Upon graduating from high school, Morrison entered Howard to pursue a career in education. After obtaining a degree in English and in the classics, Morrison enrolled in graduate school at Cornell University where she wrote her master's thesis on the works of Virginia Woolf and William Faulkner. In 1955, Morrison began her teaching career at the Texas Southern University. She returned to Howard in 1957 as an English instructor and began working on her own writing. It was there that she met and married Harold Morrison, a Jamaican architect. They divorced in 1964, and Morrison moved to Syracuse, New York to become an editor for Random House. Raising her two sons, Harold Ford and Slade Kevin, Morrison continued working and writing.

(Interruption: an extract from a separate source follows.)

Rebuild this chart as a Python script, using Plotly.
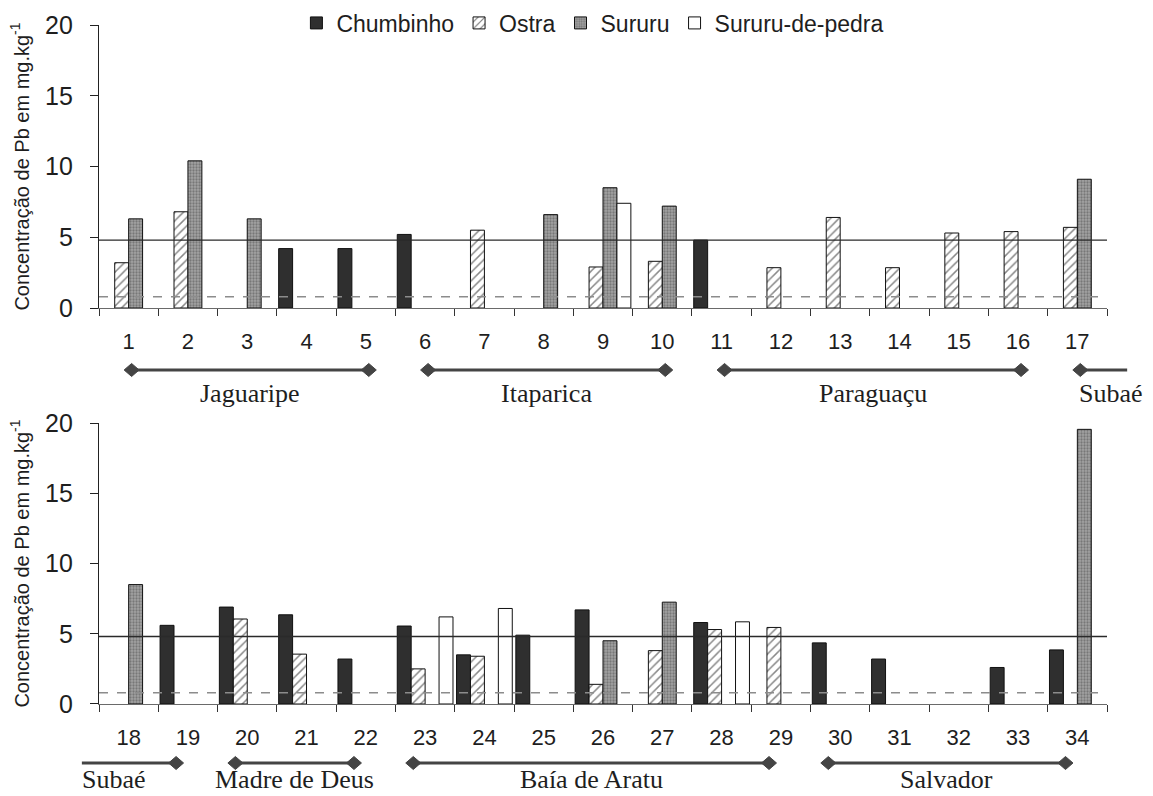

After many rejections, Holt, Rinehart, and Winston accepted The Bluest Eye for publication in 1970. During this time, Morrison mentored African American women writers, including Toni Cade Bambara and Gayl Jones and compiled and anthologized the works and histories of African-Americans. Subsequently, Morrison published Sula, Song of Solomon, Beloved, Jazz, and most recently, Paradise. Her literary career is marked with many honors, including the National Book Critics Circle Award, the American Academy and Institute of Arts and Letters Award, the Pulitzer Prize, and the Robert F. Kennedy Award. Since 1988, Morrison has held the Robert F. Goheen Professorship of the Humanities at Princeton University and currently is the Chair of their Creative Writing Program. In 1993, Morrison was the first black woman to be awarded the Nobel Prize for literature. While giving a lecture at Princeton, Morrison was asked by a student "who she wrote for." She swiftly replied, "I want to write for people like me, which is to say black people, curious people, demanding people -- people who can't be faked, people who don't need to be patronized, people who have very, very high criteria." To this day, Toni Morrison continues to employ her "very, very high criteria" to challenge herself as both an educator and a writer.